Выходила неловкость. Светлое, как полдень, положение с романом позволяло Вукубу Кахишеву дерзнуть сформулировать его основной закон, его конституирующую базу. Он брался за дело не голословно, не с пустыми руками. Поглаживая баюкаемого в ладонях давешнего тряпичного Цербера-Кербера, Вукуб объяснял – но, как всегда, не тот предмет, о котором шла речь, а самый свой сувенир. Он объяснял так, что вот все дело в том, чтобы заменить жизнь на жизнеописание, по возможности точное, верное в деталях, повторяющее в своем течении моменты течения изображаемой жизни по той побудительной причине, что даже самые храбрые граждане Империи не могут жить в сознании скорого исчезновения, что суверенитет этого безотрадного факта должен быть ограничен во что бы то ни стало, и поэтому «легионы стоят на безопасных границах, процветающее население упивается романом об осле» и тому подобное. Что сам святой апостол Павел не брезговал в затруднительных обстоятельствах предъявить начальству свой римский паспорт, что пророк Иона в некотором смысле может быть прописан в качестве «гражданина китового чрева», которое его заключило в себе на известный срок ради спасения от чего-то намного худшего. Особенно с привлечением Левиафана все становилось вроде понятно. Но именно в силу ясного и понятного у нас возникало неловкое чувство. Строение Вукубовой или Артемиевой, или Аполлоновой мысли ведь опиралось больше на звук, на звук имени, а не на действо похорон. Все, что мы слышали до сих пор, лучше объясняло бы пляски по случаю дня рождения, но не вопли плакальщиц и не траурные марши. И все же, вопреки отвлеченно-рассудочным изъяснениям и обоснованиям, мы топали вслед катафалку, хотя взять это в откровенный разум нам было еще не по плечу.

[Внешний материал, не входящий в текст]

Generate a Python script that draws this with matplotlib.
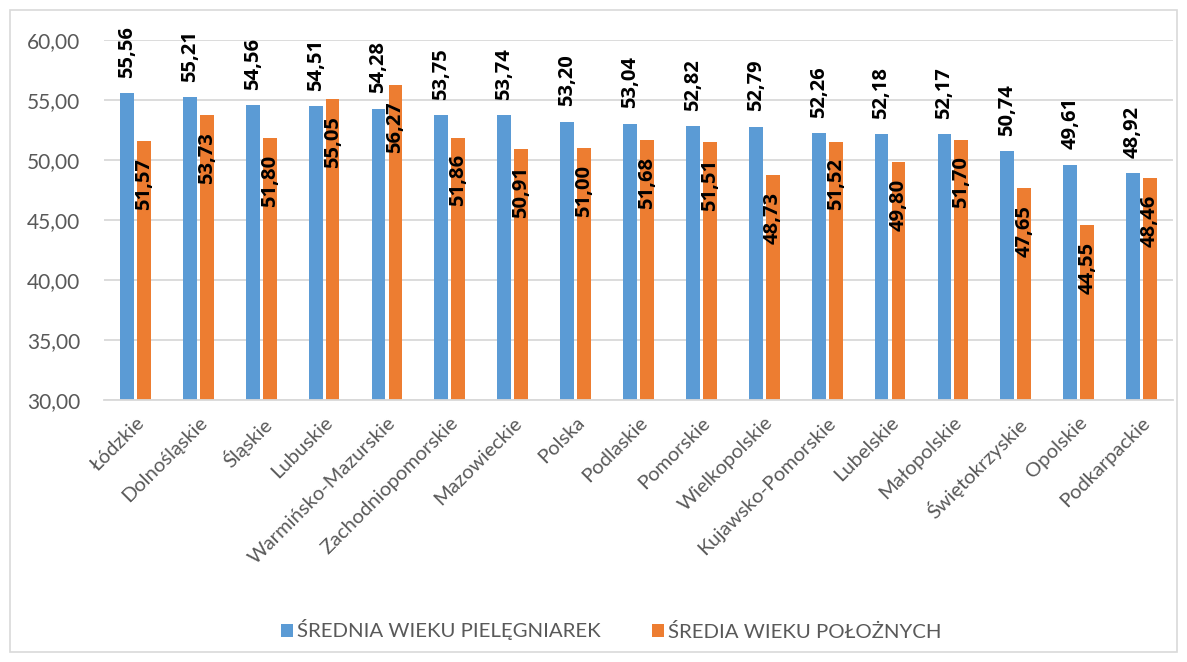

Мы только все прозревали, предчувствовали, испытывали неловкость, бредили упущенными возможностями, тешились утраченными иллюзиями прошлого века, когда причины еще доверяли своим следствиям обнаруживать их истину на честном суде событий. Между тем именно этого нам и не следовало забывать: нынешняя принудительная структура ведь вовсе не была на самом деле Римской Империей, хотя очень хотела бы ею быть или прикинуться, поэтому так многого ждали от творцов, от мыслителей, от «нас». Тем не менее мы продолжали беседовать, словно бы сами еще верили в грядущее торжество разума, в том смысле, что «разумнее жить, чем быть мертвым», и что все, что совершенствует разум, тем самым противоречит смерти, но, фактически, мыслить надо было бы значительно шире. Вукуб менее чем кто бы то ни было из нас заслуживал подобный упрек, об этом говорили его последние слова:

– Изображение и вещь – далеко не одно и то же. Образ вещи может существовать как бы помимо жизни, и срок годности зависит по преимуществу лишь от материала. Самая же вещь имеет образ соответственно сроку качества.